La primera parte de la historia de Jonás muestra, en el corazón del profeta, más gracia que la segunda. Eso sucede con frecuencia en la carrera de los siervos de Dios. A medida que va creciendo su importancia legítima, su satisfacción de ellos mismos crece tam­bién y termina en un desacuerdo con los pensamientos de Dios que les vuelve impropios para su servicio. Cuántos de entre ellos se dejan allí por el camino, como Jonás, con su carrera rota, por haber andado en la satisfacción de ellos mismos, en vez de progresar en el conocimiento de la gracia. En el capítulo 1, la disciplina que alcanza al profeta está llena de ense­ñanza para él. El reconoce, comprobación dolorosa, que él, profeta de Jehová, es causa del juicio que alcanza a sus compañeros y su navío (Cap. 1:12); acepta, como legítimo, el juicio que le alcanza a él mismo y anuncia que su rechazamiento viene a ser la liberación de las naciones. ¡Cuánto hubiera sido precioso ver esta hu­millación llevar sus frutos en la segunda parte de la historia del profeta!

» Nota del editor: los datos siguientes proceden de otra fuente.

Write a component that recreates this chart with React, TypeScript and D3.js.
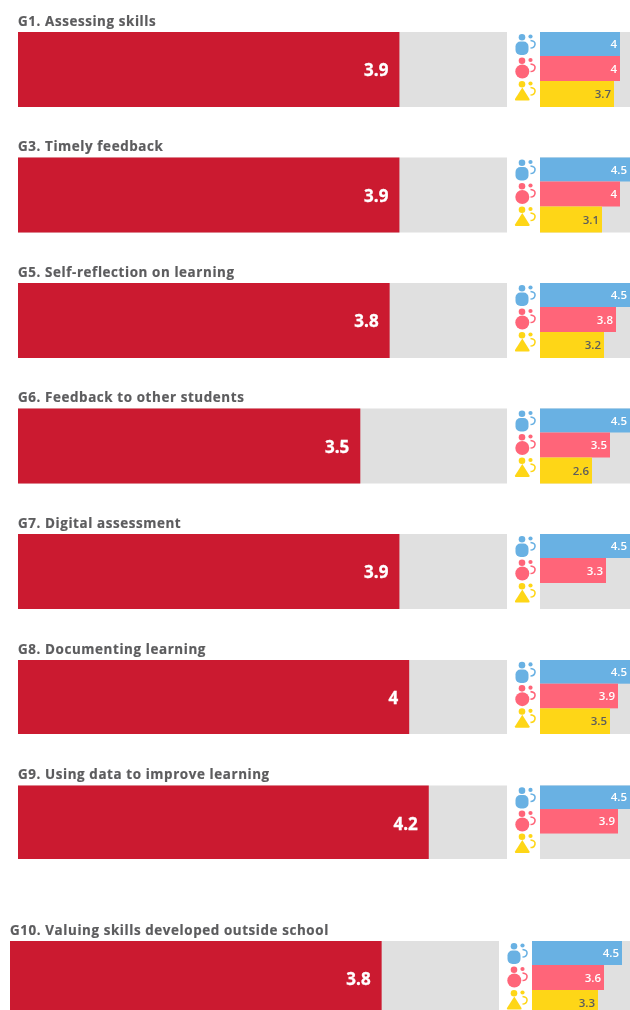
import React from "react";
import * as d3 from "d3";

const titles = [
  "G1. Assessing skills",
  "G3. Timely feedback",
  "G5. Self-reflection on learning",
  "G6. Feedback to other students",
  "G7. Digital assessment",
  "G8. Documenting learning",
  "G9. Using data to improve learning",
  "G10. Valuing skills developed outside school",
];
const overall = [3.9, 3.9, 3.8, 3.5, 3.9, 4, 4.2, 3.8];
const leaders = [4, 4.5, 4.5, 4.5, 4.5, 4.5, 4.5, 4.5];
const teachers = [4, 4, 3.8, 3.5, 3.3, 3.9, 3.9, 3.6];
const students: (number | null)[] = [3.7, 3.1, 3.2, 2.6, null, 3.5, null, 3.3];
const groupTops = [32, 157.5, 283, 408.5, 534, 660, 785.5, 941];
const groupHeights = [75, 75, 75, 75, 75, 74, 73.5, 75];
const groupOffsets = [0, 0, 0, 0, 0, 0, 0, -8];

const RED = "#cb1a30";
const BLUE = "#69b1e3";
const PINK = "#ff6579";
const YELLOW = "#fed617";
const GREY = "#e0e0e0";
const TEXT = "#5c5c5e";
const FONT = "'Open Sans', 'Noto Sans', sans-serif";

const mainX = d3.scaleLinear().domain([0, 5]).range([18, 507]);
const smallX = d3.scaleLinear().domain([0, 5]).range([540, 640]);
const rowTop = [0, 24, 49];
const rowH = [24, 25, 26];
const iconTop = [2, 25.5, 49];

function Icon({ kind, color }: { kind: number; color: string }) {
  return (
    <g fill={color}>
      <circle cx={6.5} cy={3.2} r={3.3} />
      {kind === 0 && <rect x={0} y={7.5} width={13} height={13.5} rx={5} />}
      {kind === 1 && <circle cx={6.8} cy={14} r={7} />}
      {kind === 2 && <path d="M6.8 6.5 L14 18 Q14.5 19.5 13 19.5 L0.5 19.5 Q-1 19.5 -0.5 18 Z" />}
      <circle cx={15} cy={2.5} r={2.1} />
      <path d="M15 6.5 Q20 7 19.5 10.5 Q19 14 15 14" fill="none" stroke={color} strokeWidth={1.6} />
    </g>
  );
}

function Group({ i }: { i: number }) {
  const top = groupTops[i];
  const H = groupHeights[i];
  const ky = H / 75;
  const rows = [
    { v: leaders[i], c: BLUE, t: "#ffffff" },
    { v: teachers[i], c: PINK, t: "#ffffff" },
    { v: students[i], c: YELLOW, t: "#5c5c5e" },
  ];
  return (
    <g transform={`translate(${groupOffsets[i]},0)`}>
      <text
        x={18}
        y={top - 6.5}
        fontFamily={FONT}
        fontWeight={700}
        fontSize={13.4}
        fill={TEXT}
        stroke={TEXT}
        strokeWidth={0.2}
        letterSpacing={0.6}
      >
        {titles[i]}
      </text>
      <rect x={mainX(0)} y={top} width={mainX(5) - mainX(0)} height={H} fill={GREY} />
      <rect x={mainX(0)} y={top} width={mainX(overall[i]) - mainX(0)} height={H} fill={RED} />
      <text
        x={mainX(overall[i]) - 11}
        y={top + 44}
        textAnchor="end"
        fontFamily={FONT}
        fontWeight={700}
        fontSize={17}
        fill="#fff"
        stroke="#fff"
        strokeWidth={0.3}
      >
        {overall[i]}
      </text>
      <rect x={smallX(0)} y={top} width={smallX(5) - smallX(0)} height={H} fill={GREY} />
      {rows.map((r, k) => (
        <g key={k}>
          <g transform={`translate(515.5,${top + iconTop[k] * ky})`}>
            <Icon kind={k} color={r.c} />
          </g>
          {r.v !== null && (
            <>
              <rect
                x={smallX(0)}
                y={top + rowTop[k] * ky}
                width={smallX(r.v) - smallX(0)}
                height={rowH[k] * ky}
                fill={r.c}
              />
              <text
                x={smallX(r.v) - 3}
                y={top + (rowTop[k] + rowH[k] / 2) * ky + 4}
                textAnchor="end"
                fontFamily={FONT}
                fontWeight={600}
                fontSize={11.5}
                fill={r.t}
              >
                {r.v}
              </text>
            </>
          )}
        </g>
      ))}
    </g>
  );
}

export default function App() {
  return (
    <svg
      width={630}
      height={1010}
      viewBox="0 0 630 1010"
      style={{ position: "fixed", left: 0, top: 0, background: "#fff", filter: "blur(0.4px)" }}
    >
      {titles.map((_, i) => (
        <Group key={i} i={i} />
      ))}
    </svg>
  );
}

Recibamos instrucción de todas estas cosas, y sobre todo, no empecemos por donde empezó Jonás. No evitemos la presencia de Dios; andemos en la luz; digámosle: "Escudríñame y conóceme". Así evitaremos más de un castigo doloroso. Dios no nos manda al mundo como profetas, pero sí nos confía una misión como siervos. No cumplirla fielmente sería hacer como Jonás: ¡volver la espalda a Dios!


[1] Decimos "Antes", porque la palabra "Y" que empieza sea el libro de Jonás, sea otros libros del Antiguo Testamento (Josué, Rut, 1 Samuel, Ezequiel), nos parece estar siempre en relación con hechos precedentes aunque más o menos inmediatos.